§ THE EXERCISE:
Do any lines in the data below contain "this"? If so, copy every one of them.

Figure scripts:
+-------+

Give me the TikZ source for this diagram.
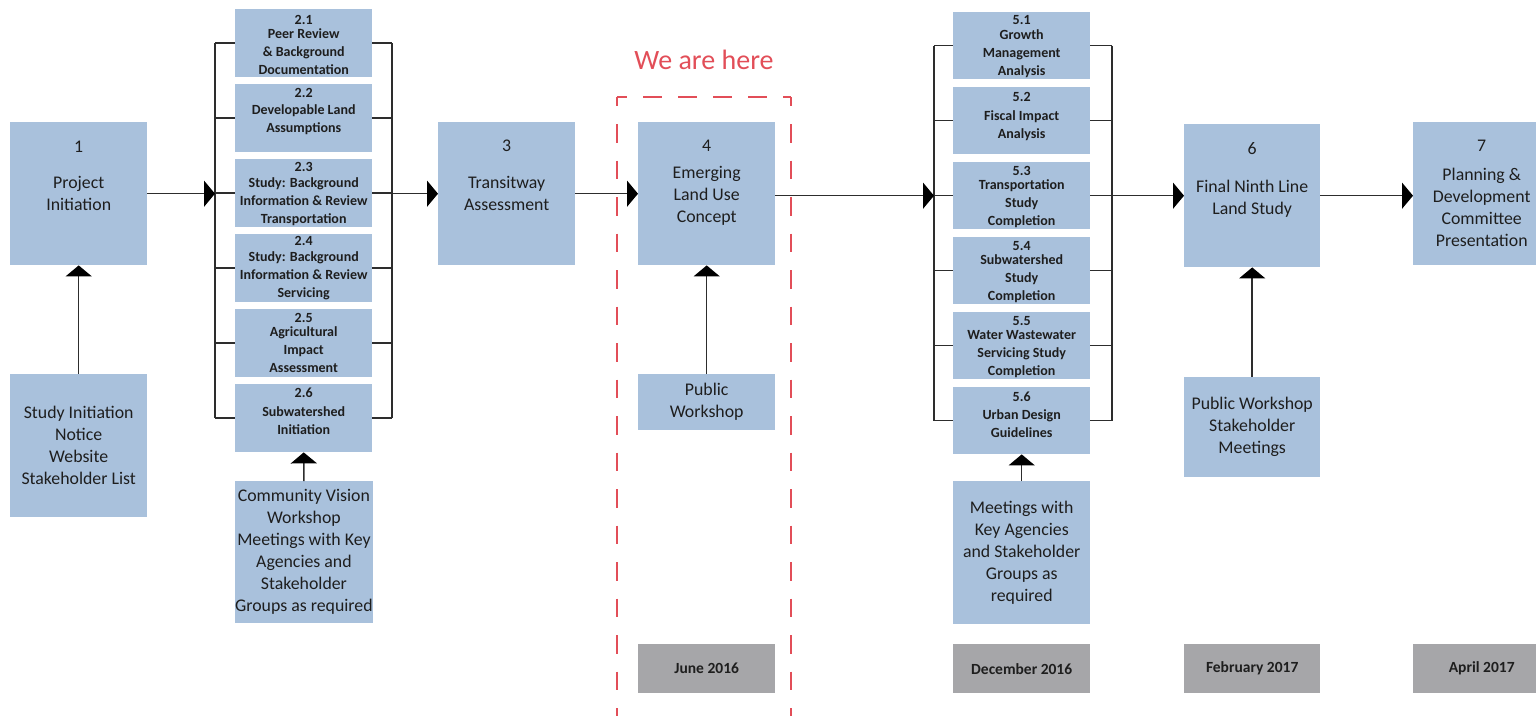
\documentclass[tikz,border=0pt]{standalone}
\usepackage{fontspec}
\setmainfont{Carlito}
\usetikzlibrary{arrows.meta}
\definecolor{boxblue}{RGB}{169,193,220}
\definecolor{dategray}{RGB}{166,166,169}
\definecolor{herered}{RGB}{226,78,88}
\definecolor{txt}{RGB}{30,30,30}
\definecolor{ln}{RGB}{45,45,45}
\newcommand\mainsz{\fontsize{17.8}{22}\selectfont}
\newcommand\smallsz{\bfseries\fontsize{14}{18}\selectfont}
\newcommand\datesz{\bfseries\fontsize{15.5}{18}\selectfont}
\newcommand\heresz{\fontsize{28}{32}\selectfont}
\begin{document}
\begin{tikzpicture}[x=1pt,y=-1pt,
  bx/.style={fill=boxblue, draw=none, inner sep=0pt, anchor=north west,
    minimum width=137pt, text=txt, align=center, font=\mainsz},
  dt/.style={fill=dategray, draw=none, inner sep=0pt, anchor=north west,
    minimum width=137pt, minimum height=49pt, text=txt, font=\datesz},
  numtxt/.style={inner sep=0pt, text=txt, font=\mainsz},
  maintxt/.style={inner sep=0pt, text=txt, align=center, font=\mainsz},
  smalltxt/.style={inner sep=0pt, anchor=north, text=txt, align=center, font=\smallsz},
  arr/.style={draw=ln, line width=1.5pt, -{Triangle[length=11pt,width=26pt,color=black]}},
  brk/.style={draw=ln, line width=1.5pt},
  dsh/.style={draw=herered, line width=1.8pt}
]
\useasboundingbox (0,0) rectangle (1536,715);
\clip (0,0) rectangle (1536,715);

% ---- main boxes ----
\node[bx, minimum height=143pt] (b1) at (10,122) {};
\node[numtxt] (n1) at ([yshift=-25pt]b1.north) {1};
\node[maintxt] (t1) at (b1.center) {Project\\Initiation};

\node[bx, minimum height=143pt] (b3) at (438,122) {};
\node[numtxt] (n3) at ([yshift=-24pt]b3.north) {3};
\node[maintxt] (t3) at (b3.center) {Transitway\\Assessment};

\node[bx, minimum height=143pt] (b4) at (638,122) {};
\node[numtxt] (n4) at ([yshift=-24pt]b4.north) {4};
\node[maintxt] (t4) at ([yshift=-2.5pt]b4.center) {Emerging\\Land Use\\Concept};

\node[bx, minimum height=143pt, minimum width=136pt] (b6) at (1184,124) {};
\node[numtxt] (n6) at ([yshift=-25pt]b6.north) {6};
\node[maintxt] (t6) at ([yshift=-3pt]b6.center) {Final Ninth Line\\Land Study};

\node[bx, minimum height=143pt] (b7) at (1413,122) {};
\node[numtxt] (n7) at ([yshift=-24pt]b7.north) {7};
\node[maintxt] (t7) at ([yshift=-13.5pt]b7.center) {Planning \&\\Development\\Committee\\Presentation};

% ---- column 2 ----
\foreach \i/\y in {1/9,2/84,3/159,4/234,5/309,6/384}
  \node[bx, minimum height=68pt] (b2\i) at (235,\y) {};
\node[smalltxt] (t21) at ([yshift=-6pt]b21.north) {2.1\\[-4pt]Peer Review\\\& Background\\Documentation};
\node[smalltxt] (t22) at ([yshift=-4.5pt]b22.north) {2.2\\[-1pt]Developable Land\\Assumptions};
\node[smalltxt] (t23) at ([yshift=-3.5pt]b23.north) {2.3\\[-2pt]Study: Background\\Information \& Review\\Transportation};
\node[smalltxt] (t24) at ([yshift=-2pt]b24.north) {2.4\\[-2pt]Study: Background\\Information \& Review\\Servicing};
\node[smalltxt] (t25) at ([yshift=-4.5pt]b25.north) {2.5\\[-4pt]Agricultural\\Impact\\Assessment};
\node[smalltxt] (t26) at ([yshift=-3.5pt]b26.north) {2.6\\[1pt]Subwatershed\\Initiation};

% ---- column 5 ----
\foreach \i/\y in {1/12,2/87,3/162,4/237,5/312,6/387}
  \node[bx, minimum height=67pt] (b5\i) at (953,\y) {};
\node[smalltxt] (t51) at ([yshift=-3.5pt]b51.north) {5.1\\[-3pt]Growth\\Management\\Analysis};
\node[smalltxt] (t52) at ([yshift=-5.5pt]b52.north) {5.2\\[1pt]Fiscal Impact\\Analysis};
\node[smalltxt] (t53) at ([yshift=-4.5pt]b53.north) {5.3\\[-4pt]Transportation\\Study\\Completion};
\node[smalltxt] (t54) at ([yshift=-4.5pt]b54.north) {5.4\\[-4pt]Subwatershed\\Study\\Completion};
\node[smalltxt] (t55) at ([yshift=-4.5pt]b55.north) {5.5\\[-4pt]Water Wastewater\\Servicing Study\\Completion};
\node[smalltxt] (t56) at ([yshift=-4.5pt]b56.north) {5.6\\[0pt]Urban Design\\Guidelines};

% ---- lower boxes ----
\node[bx, minimum height=143pt] (s1) at (10,374) {Study Initiation\\Notice\\Website\\Stakeholder List};
\node[bx, minimum height=142pt] (cv) at (235,481) {Community Vision\\Workshop\\Meetings with Key\\Agencies and\\Stakeholder\\Groups as required};
\node[bx, minimum height=56pt] (pw) at (638,374) {Public\\Workshop};
\node[bx, minimum height=143pt] (mk) at (953,481) {Meetings with\\Key Agencies\\and Stakeholder\\Groups as\\required};
\node[bx, minimum height=100pt, minimum width=136pt] (pw6) at (1184,377) {Public Workshop\\Stakeholder\\Meetings};

% ---- date boxes ----
\node[dt] (d4) at (638,644) {June 2016};
\node[dt] (d5) at (953,644) {December 2016};
\node[dt, minimum width=136pt] (d6) at (1184,644) {February 2017};
\node[dt] (d7) at (1413,644) {April 2017};

% ---- brackets ----
\coordinate (L2) at (215,0);
\coordinate (R2) at (392,0);
\coordinate (L5) at (934,0);
\coordinate (R5) at (1112,0);
\draw[brk] (b21.west -| L2) -- (b26.west -| L2);
\draw[brk] (b21.east -| R2) -- (b26.east -| R2);
\draw[brk] (b51.west -| L5) -- (b56.west -| L5);
\draw[brk] (b51.east -| R5) -- (b56.east -| R5);
\foreach \i in {1,...,6}{
  \draw[brk] (b2\i.west -| L2) -- (b2\i.west);
  \draw[brk] (b2\i.east) -- (b2\i.east -| R2);
  \draw[brk] (b5\i.west -| L5) -- (b5\i.west);
  \draw[brk] (b5\i.east) -- (b5\i.east -| R5);
}

% ---- main flow ----
\draw[arr] (b1.east) -- (b1.east -| L2);
\draw[arr] (R2 |- b3.west) -- (b3.west);
\draw[arr] (b3.east) -- (b4.west);
\draw[arr] (b4.east |- b53.west) -- (L5 |- b53.west);
\draw[arr] (R5 |- b6.west) -- (b6.west);
\draw[arr] (b6.east) -- (b7.west |- b6.east);

% ---- up arrows ----
\draw[arr] (s1.north) -- (b1.south);
\draw[arr] (cv.north) -- (b26.south);
\draw[arr] (pw.north) -- (b4.south);
\draw[arr] (mk.north) -- (b56.south);
\draw[arr] (pw6.north) -- (b6.south);

% ---- we are here ----
\node[text=herered, font=\heresz, inner sep=0pt] (here) at (704,60) {We are here};
\coordinate (dTL) at (617,97);
\coordinate (dTR) at (791,97);
\coordinate (dBL) at (617,730);
\coordinate (dBR) at (791,730);
\draw[dsh, dash pattern=on 19pt off 16pt, dash phase=9pt] (dTL) -- (dTR);
\draw[dsh, dash pattern=on 18.5pt off 18pt, dash phase=9.5pt] (dTL) -- (dBL);
\draw[dsh, dash pattern=on 18.5pt off 18pt, dash phase=9.5pt] (dTR) -- (dBR);
\end{tikzpicture}
\end{document}
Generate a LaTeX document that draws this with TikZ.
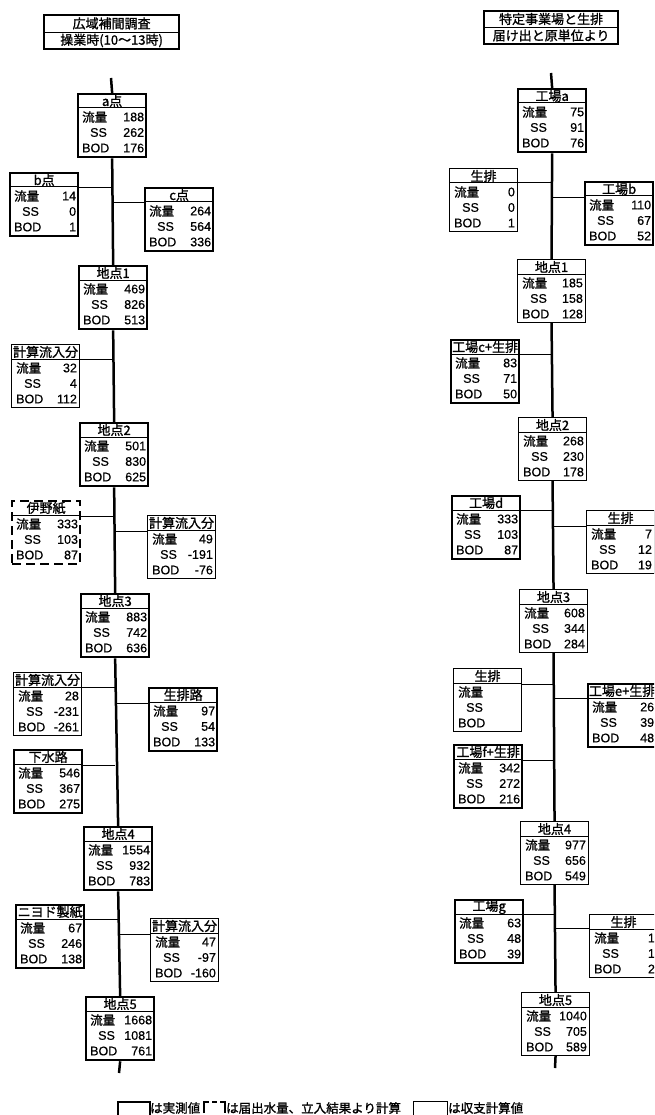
\documentclass[tikz,border=0pt]{standalone}
\usepackage{fontspec}
\setmainfont{Liberation Sans}[FakeBold=0.6]
\newfontfamily\jp{Noto Sans CJK JP}[FakeBold=1.2]
\tikzset{
  bx/.style={draw, inner sep=0pt, minimum width=68pt, minimum height=63pt},
  bxm/.style={bx, line width=2.3pt},
  bxc/.style={bx, line width=1.1pt},
  bxd/.style={bx, line width=2.2pt, dash pattern=on 9pt off 5pt},
  trunk/.style={line width=2.5pt},
  branch/.style={line width=1pt},
  divl/.style={line width=1pt},
  hdr/.style={inner sep=0pt, font=\fontsize{13}{13}\selectfont\jp},
  lab/.style={inner sep=0pt, font=\fontsize{12.5}{13}\selectfont},
  ttl/.style={inner sep=0pt, font=\fontsize{13}{13}\selectfont\jp},
  titlebx/.style={draw, inner sep=0pt, line width=2.2pt},
  lgt/.style={inner sep=0pt, font=\fontsize{12.5}{13}\selectfont\jp},
}
\newcommand{\databox}[8]{%
  \node[#2, anchor=north west] (#1) at (#3,#4) {};
  \draw[divl] ([yshift=-15pt]#1.north west) -- ([yshift=-15pt]#1.north east);
  \node[hdr] (#1h) at ([yshift=-8pt]#1.north) {#5};
  \node[lab, anchor=west] (#1a) at ([xshift=5pt,yshift=-24pt]#1.north west) {\jp 流量};
  \node[lab, anchor=west] (#1b) at ([xshift=13pt,yshift=-39.5pt]#1.north west) {SS};
  \node[lab, anchor=west] (#1c) at ([xshift=5pt,yshift=-55pt]#1.north west) {BOD};
  \node[lab, anchor=east] (#1x) at ([xshift=-3pt,yshift=-24pt]#1.north east) {#6};
  \node[lab, anchor=east] (#1y) at ([xshift=-3pt,yshift=-39.5pt]#1.north east) {#7};
  \node[lab, anchor=east] (#1z) at ([xshift=-3pt,yshift=-55pt]#1.north east) {#8};
}
\begin{document}
\begin{tikzpicture}[x=1pt,y=-1pt]
\useasboundingbox (0,0) rectangle (654,1115);
\clip (0,0) rectangle (654,1115);

% ---------- titles ----------
\node[titlebx, minimum width=135pt, minimum height=34pt, anchor=north west] (tl) at (43,14) {};
\draw[divl] (tl.west |- 0,33) -- (tl.east |- 0,33);
\node[ttl] (tl1) at (tl.north |- 0,23.5) {広域補間調査};
\node[ttl] (tl2) at (tl.north |- 0,40.5) {操業時(10～13時)};

\node[titlebx, minimum width=134pt, minimum height=33pt, anchor=north west] (tr) at (483,10) {};
\draw[divl] (tr.west |- 0,28) -- (tr.east |- 0,28);
\node[ttl] (tr1) at (tr.north |- 0,19) {特定事業場と生排};
\node[ttl] (tr2) at (tr.north |- 0,35.5) {届け出と原単位より};

% ---------- left column ----------
\databox{a}{bxm}{77}{93}{a点}{188}{262}{176}
\databox{b}{bxm}{9}{172}{b点}{14}{0}{1}
\databox{c}{bxm}{144}{187}{c点}{264}{564}{336}
\databox{pa}{bxm}{78}{265}{地点1}{469}{826}{513}
\databox{ka}{bxc}{11}{344}{計算流入分}{32}{4}{112}
\databox{pb}{bxm}{79}{422}{地点2}{501}{830}{625}
\databox{ino}{bxd}{11}{500}{伊野紙}{333}{103}{87}
\databox{kb}{bxc}{147}{515}{計算流入分}{49}{-191}{-76}
\databox{pc}{bxm}{80}{593}{地点3}{883}{742}{636}
\databox{kc}{bxc}{13}{672}{計算流入分}{28}{-231}{-261}
\databox{sr}{bxm}{148}{687}{生排路}{97}{54}{133}
\databox{gs}{bxm}{13}{749}{下水路}{546}{367}{275}
\databox{pd}{bxm}{83}{826}{地点4}{1554}{932}{783}
\databox{ny}{bxm}{15}{904}{ニヨド製紙}{67}{246}{138}
\databox{kd}{bxc}{150}{918}{計算流入分}{47}{-97}{-160}
\databox{pe}{bxm}{85}{996}{地点5}{1668}{1081}{761}

\coordinate (Ltop) at (111,78);
\coordinate (Lbot) at (119,1073);
\draw[trunk] (Ltop) -- (a.north);
\draw[trunk] (a.south) -- (pa.north);
\draw[trunk] (pa.south) -- (pb.north);
\draw[trunk] (pb.south) -- (pc.north);
\draw[trunk] (pc.south) -- (pd.north);
\draw[trunk] (pd.south) -- (pe.north);
\draw[trunk] (pe.south) -- (Lbot);

\coordinate (jb) at (a.south |- 0,188);
\coordinate (jc) at (a.south |- 0,203);
\coordinate (jka) at (pa.south |- 0,359);
\coordinate (jino) at (pb.south |- 0,516);
\coordinate (jkb) at (pb.south |- 0,531);
\coordinate (jkc) at (pc.south |- 0,687);
\coordinate (jsr) at (pc.south |- 0,703);
\coordinate (jgs) at (pc.south |- 0,765);
\coordinate (jny) at (pd.south |- 0,919);
\coordinate (jkd) at (pd.south |- 0,934);
\draw[branch] (b.east |- jb) -- (jb);
\draw[branch] (jc) -- (c.west |- jc);
\draw[branch] (ka.east |- jka) -- (jka);
\draw[branch] (ino.east |- jino) -- (jino);
\draw[branch] (jkb) -- (kb.west |- jkb);
\draw[branch] (kc.east |- jkc) -- (jkc);
\draw[branch] (jsr) -- (sr.west |- jsr);
\draw[branch] (gs.east |- jgs) -- (jgs);
\draw[branch] (ny.east |- jny) -- (jny);
\draw[branch] (jkd) -- (kd.west |- jkd);

% ---------- right column ----------
\databox{fa}{bxm}{517}{88}{工場a}{75}{91}{76}
\databox{sa}{bxc}{449}{168}{生排}{0}{0}{1}
\databox{fb}{bxm}{584}{181}{工場b}{110}{67}{52}
\databox{qa}{bxc}{517}{259}{地点1}{185}{158}{128}
\databox{fc}{bxm}{450}{339}{工場c+生排}{83}{71}{50}
\databox{qb}{bxc}{518}{417}{地点2}{268}{230}{178}
\databox{fd}{bxm}{451}{495}{工場d}{333}{103}{87}
\databox{sb}{bxc}{586}{510}{生排}{7}{12}{19}
\databox{qc}{bxc}{519}{589}{地点3}{608}{344}{284}
\databox{sc}{bxc}{453}{668}{生排}{}{}{}
\databox{fe}{bxm}{587}{683}{工場e+生排}{26}{39}{48}
\databox{ff}{bxm}{453}{744}{工場f+生排}{342}{272}{216}
\databox{qd}{bxc}{520}{821}{地点4}{977}{656}{549}
\databox{fg}{bxm}{454}{899}{工場g}{63}{48}{39}
\databox{sd}{bxc}{589}{914}{生排}{1}{1}{2}
\databox{qe}{bxc}{521}{992}{地点5}{1040}{705}{589}

\coordinate (Rtop) at (551,73);
\coordinate (Rbot) at (555,1068);
\draw[trunk] (Rtop) -- (fa.north);
\draw[trunk] (fa.south) -- (qa.north);
\draw[trunk] (qa.south) -- (qb.north);
\draw[trunk] (qb.south) -- (qc.north);
\draw[trunk] (qc.south) -- (qd.north);
\draw[trunk] (qd.south) -- (qe.north);
\draw[trunk] (qe.south) -- (Rbot);

\coordinate (jsa) at (fa.south |- 0,183);
\coordinate (jfb) at (fa.south |- 0,198);
\coordinate (jfc) at (qa.south |- 0,354);
\coordinate (jfd) at (qb.south |- 0,510);
\coordinate (jsb) at (qb.south |- 0,526);
\coordinate (jsc) at (qc.south |- 0,684);
\coordinate (jfe) at (qc.south |- 0,698);
\coordinate (jff) at (qc.south |- 0,760);
\coordinate (jfg) at (qd.south |- 0,914);
\coordinate (jsd) at (qd.south |- 0,928);
\draw[branch] (sa.east |- jsa) -- (jsa);
\draw[branch] (jfb) -- (fb.west |- jfb);
\draw[branch] (fc.east |- jfc) -- (jfc);
\draw[branch] (fd.east |- jfd) -- (jfd);
\draw[branch] (jsb) -- (sb.west |- jsb);
\draw[branch] (sc.east |- jsc) -- (jsc);
\draw[branch] (jfe) -- (fe.west |- jfe);
\draw[branch] (ff.east |- jff) -- (jff);
\draw[branch] (fg.east |- jfg) -- (jfg);
\draw[branch] (jsd) -- (sd.west |- jsd);

% ---------- legend ----------
\node[draw, line width=2.3pt, inner sep=0pt, minimum width=32pt, minimum height=34pt, anchor=north west] (lg1) at (117,1101) {};
\node[lgt, anchor=west] (lg1t) at (150,1108) {は実測値};
\draw[line width=2.2pt] (204,1113) -- (204,1102) -- (209,1102);
\draw[line width=2.2pt] (212,1102) -- (217,1102);
\draw[line width=2.2pt] (220,1102) -- (225,1102) -- (225,1113);
\node[lgt, anchor=west] (lg2t) at (226,1108) {は届出水量、立入結果より計算};
\node[draw, line width=1.1pt, inner sep=0pt, minimum width=34pt, minimum height=34pt, anchor=north west] (lg3) at (413,1101) {};
\node[lgt, anchor=west] (lg3t) at (448,1108) {は収支計算値};
\end{tikzpicture}
\end{document}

+-------+

§ RESULT OF THE TASK:
Give me the TikZ source for this diagram.
Generate a LaTeX document that draws this with TikZ.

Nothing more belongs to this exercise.